Today we had the honor of meeting with Dr. John Holdren, President Obama’s Science Advisor, at the American embassy in Paris. It was quite an experience!
Check out the other educators’ blogs for more details on that meeting. One thing I will highlight is something John said that was similar to my comments on December 3rd, when I spoke on MPR’s Climate Cast. He said,
“The solutions [to climate change] have to come from both the top-down (from governments) and the bottom-up (from our individual actions).”

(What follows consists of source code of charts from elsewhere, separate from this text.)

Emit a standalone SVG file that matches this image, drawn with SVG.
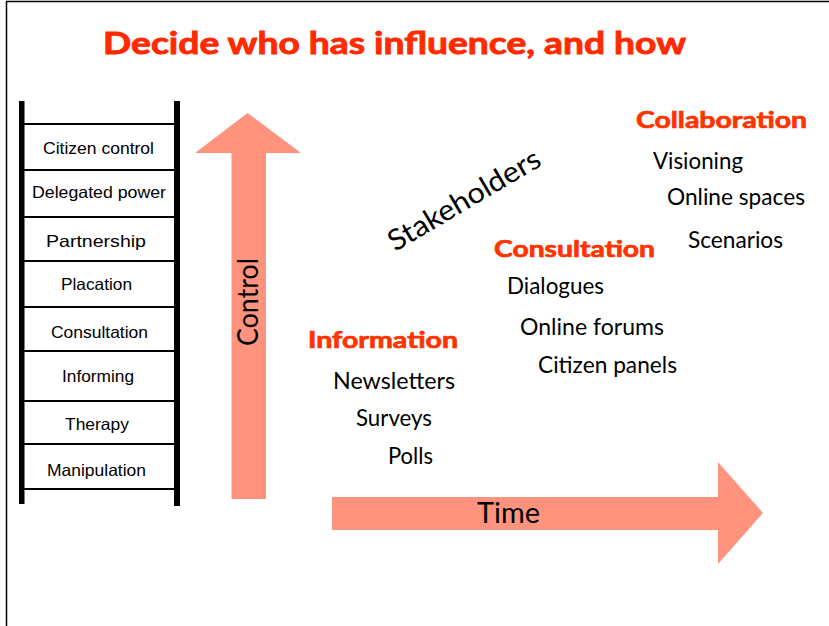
<svg xmlns="http://www.w3.org/2000/svg" width="829" height="626" viewBox="0 0 829 626">
<style>
.frame{stroke:#000;stroke-width:1.5;fill:none}
.rail{fill:#000}
.rung{stroke:#000;stroke-width:2}
.lad{font-family:"Liberation Sans",Arial,sans-serif;font-size:16.5px;fill:#000;text-anchor:middle}
.arrow{fill:#FF937E}
.gs{font-family:Lato,"Open Sans",sans-serif;fill:#000}
.item{font-size:22.5px}
.head{font-family:Lato,"Open Sans",sans-serif;font-weight:bold;font-size:22px;fill:#FF3300;stroke:#FF3300;stroke-width:0.7}
.title{font-family:Lato,"Open Sans",sans-serif;font-weight:bold;font-size:31px;fill:#FF2A00;stroke:#FF2A00;stroke-width:0.9}
</style>
<rect width="829" height="626" fill="#fff"/>
<g id="frame">
<line class="frame" x1="6" y1="1.5" x2="829" y2="1.5"/>
<line class="frame" x1="6.5" y1="1.5" x2="6.5" y2="626"/>
</g>
<g id="title"><text class="title" x="103" y="54" textLength="583" lengthAdjust="spacingAndGlyphs">Decide who has influence, and how</text></g>
<g id="ladder">
<rect class="rail" x="19" y="101" width="5.5" height="403"/>
<rect class="rail" x="174" y="101" width="6" height="405"/>
<line class="rung" x1="24" y1="124" x2="174" y2="124"/>
<line class="rung" x1="24" y1="170" x2="174" y2="170"/>
<line class="rung" x1="24" y1="217" x2="174" y2="217"/>
<line class="rung" x1="24" y1="261" x2="174" y2="261"/>
<line class="rung" x1="24" y1="307" x2="174" y2="307"/>
<line class="rung" x1="24" y1="351" x2="174" y2="351"/>
<line class="rung" x1="24" y1="401" x2="174" y2="401"/>
<line class="rung" x1="24" y1="444" x2="174" y2="444"/>
<line class="rung" x1="24" y1="489" x2="174" y2="489"/>
<text class="lad" x="98.5" y="154" textLength="111" lengthAdjust="spacingAndGlyphs">Citizen control</text>
<text class="lad" x="99" y="198" textLength="134" lengthAdjust="spacingAndGlyphs">Delegated power</text>
<text class="lad" x="96" y="247" textLength="100" lengthAdjust="spacingAndGlyphs">Partnership</text>
<text class="lad" x="96.5" y="290" textLength="71" lengthAdjust="spacingAndGlyphs">Placation</text>
<text class="lad" x="99.5" y="338" textLength="97" lengthAdjust="spacingAndGlyphs">Consultation</text>
<text class="lad" x="98" y="382" textLength="72" lengthAdjust="spacingAndGlyphs">Informing</text>
<text class="lad" x="97" y="430" textLength="64" lengthAdjust="spacingAndGlyphs">Therapy</text>
<text class="lad" x="96.5" y="476" textLength="99" lengthAdjust="spacingAndGlyphs">Manipulation</text>
</g>
<g id="control-arrow">
<polygon class="arrow" points="247.5,113 301,153 266,153 266,499 231.5,499 231.5,153 195,153"/>
<text class="gs" transform="translate(258,346) rotate(-90)" font-size="28" textLength="88" lengthAdjust="spacingAndGlyphs">Control</text>
</g>
<g id="time-arrow">
<polygon class="arrow" points="332,497 718,497 718,462 763,513 718,564 718,530 332,530"/>
<text class="gs" x="477" y="523" font-size="28" textLength="63" lengthAdjust="spacingAndGlyphs">Time</text>
</g>
<g id="stakeholders"><text class="gs" transform="translate(395,252) rotate(-30.5)" font-size="29" textLength="172" lengthAdjust="spacingAndGlyphs">Stakeholders</text></g>
<g id="information">
<text class="head" x="308" y="348" textLength="150" lengthAdjust="spacingAndGlyphs">Information</text>
<text class="gs item" x="333" y="389" textLength="122" lengthAdjust="spacingAndGlyphs">Newsletters</text>
<text class="gs item" x="356" y="426" textLength="76" lengthAdjust="spacingAndGlyphs">Surveys</text>
<text class="gs item" x="388" y="464" textLength="45" lengthAdjust="spacingAndGlyphs">Polls</text>
</g>
<g id="consultation">
<text class="head" x="494" y="257" textLength="161" lengthAdjust="spacingAndGlyphs">Consultation</text>
<text class="gs item" x="507" y="294" textLength="97" lengthAdjust="spacingAndGlyphs">Dialogues</text>
<text class="gs item" x="520" y="335" textLength="144" lengthAdjust="spacingAndGlyphs">Online forums</text>
<text class="gs item" x="538" y="373" textLength="139" lengthAdjust="spacingAndGlyphs">Citizen panels</text>
</g>
<g id="collaboration">
<text class="head" x="636" y="128" textLength="171" lengthAdjust="spacingAndGlyphs">Collaboration</text>
<text class="gs item" x="653" y="169" textLength="90" lengthAdjust="spacingAndGlyphs">Visioning</text>
<text class="gs item" x="667" y="205" textLength="138" lengthAdjust="spacingAndGlyphs">Online spaces</text>
<text class="gs item" x="688" y="248" textLength="95" lengthAdjust="spacingAndGlyphs">Scenarios</text>
</g>
</svg>
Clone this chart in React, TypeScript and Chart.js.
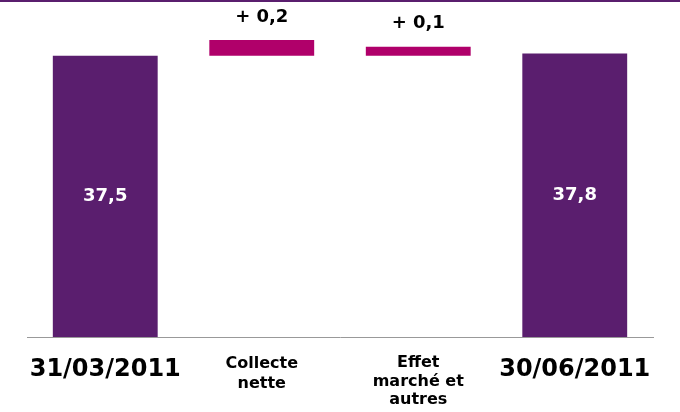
import React, { useEffect, useRef } from "react";
import { Chart, registerables } from "chart.js";

Chart.register(...registerables);

const categories: string[][] = [["31/03/2011"], ["Collecte", "nette"], ["Effet", "marché et", "autres"], ["30/06/2011"]];
// floating bars as drawn (start, end) on the chart's vertical scale
const barStart = [0, 37.5, 37.5, 0];
const barEnd = [37.5, 39.6, 38.7, 37.8];
const valueLabels = ["37,5", "+ 0,2", "+ 0,1", "37,8"];
const isTotal = [true, false, false, true];

const PURPLE = "#5a1e6e";
const MAGENTA = "#b0006a";
const FONT = "'DejaVu Sans', Verdana, sans-serif";

const labelPlugin = {
  id: "valueLabels",
  afterDatasetsDraw(chart: any) {
    const ctx = chart.ctx;
    const meta = chart.getDatasetMeta(0);
    ctx.save();
    ctx.textAlign = "center";
    ctx.textBaseline = "middle";
    ctx.font = `bold 18px ${FONT}`;
    meta.data.forEach((el: any, i: number) => {
      const props = el.getProps(["x", "y", "base"], true);
      if (isTotal[i]) {
        ctx.fillStyle = "#ffffff";
        ctx.fillText(valueLabels[i], props.x, (props.y + props.base) / 2);
      } else {
        ctx.fillStyle = "#000000";
        ctx.fillText(valueLabels[i], props.x, Math.min(props.y, props.base) - 23);
      }
    });
    ctx.restore();
  },
  beforeDraw(chart: any) {
    const ctx = chart.ctx;
    ctx.save();
    ctx.fillStyle = "#ffffff";
    ctx.fillRect(0, 0, chart.width, chart.height);
    ctx.fillStyle = PURPLE;
    ctx.fillRect(0, 0, chart.width, 2);
    ctx.restore();
  },
};

export default function App() {
  const ref = useRef<HTMLCanvasElement>(null);
  useEffect(() => {
    document.body.style.margin = "0";
    const chart = new Chart(ref.current!, {
      type: "bar",
      data: {
        labels: categories as any,
        datasets: [
          {
            data: barStart.map((s, i) => [s, barEnd[i]]) as any,
            backgroundColor: isTotal.map((t) => (t ? PURPLE : MAGENTA)),
            borderWidth: 0,
            barPercentage: 0.67,
            categoryPercentage: 1,
          },
        ],
      },
      options: {
        animation: false,
        responsive: false,
        maintainAspectRatio: false,
        layout: { padding: { top: 37, left: 27, right: 27, bottom: 0 } },
        plugins: { legend: { display: false }, tooltip: { enabled: false } },
        scales: {
          x: {
            grid: { display: false, drawTicks: false },
            border: { display: true, color: "#999999", width: 1 },
            ticks: {
              color: "#000000",
              padding: 17,
              maxRotation: 0,
              autoSkip: false,
              font: (c: any) =>
                isTotal[c.index]
                  ? { family: FONT, size: 24, weight: "bold", lineHeight: 1.35 }
                  : c.index === 1
                  ? { family: FONT, size: 16, weight: "bold", lineHeight: 1.25 }
                  : { family: FONT, size: 16, weight: "bold", lineHeight: 1.15 },
            },
            afterFit: (s: any) => {
              s.height = 75;
            },
          },
          y: { display: false, min: 0, max: 40 },
        },
      },
      plugins: [labelPlugin],
    });
    return () => chart.destroy();
  }, []);
  return (
    <div style={{ position: "absolute", left: 0, top: 0, width: 680, height: 412 }}>
      <canvas ref={ref} width={680} height={412} />
    </div>
  );
}
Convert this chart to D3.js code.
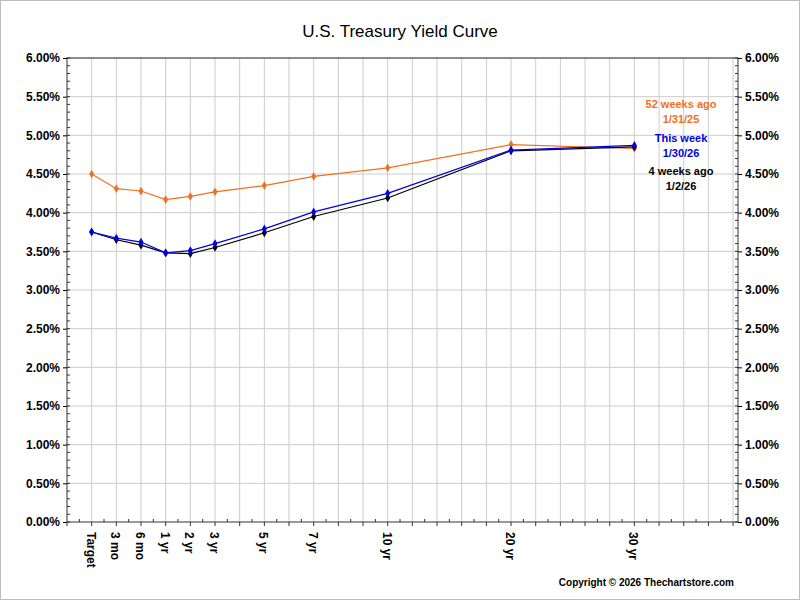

COP21 is all about what governments will do to reduce emissions by replacing dirty power plants with renewable energy – in other words, emissions cuts on a large scale. It is the top-down solution. But, we know that the emissions pledges that countries have made will not limit the global rise in temperature to less than two degrees, much less the 1.5 degrees demanded by vulnerable nations. The best estimates are that, with an agreement here in Paris, we will still raise the temperature by about three degrees. A positive step, no doubt, but not enough.
We, from the bottom-up, need to help bridge the gap. This is done through individual and small-scale actions such as buying LED lights and reducing our personal carbon footprints through conservation and efficiency. If all of the high-consuming people of the world (that is us, folks) reduced our consumption by 20-30%, we would be in much better shape regarding climate change.
This can also be pushed along by local and state governments. Cities and states can make huge impact on reducing emissions. The mayor of Rochester, MN announced earlier this fall that he supported a goal of 100% renewables for his city by 2031. Minnesota is one of the states that is leading the country in this transition by investing in renewable energy. These are huge improvements and important changes.
Today I heard a group of mayors announce all of the things they will be doing to respond the challenge, including the mayors of St. Paul and Dubuque, IA. It is this level of government that can make the biggest impact on reducing emissions from the bottom-up, and all of these actions could add up to protecting the world from the worst consequences of climate change. We need to support and encourage local leaders in doing that – in bridging the gap.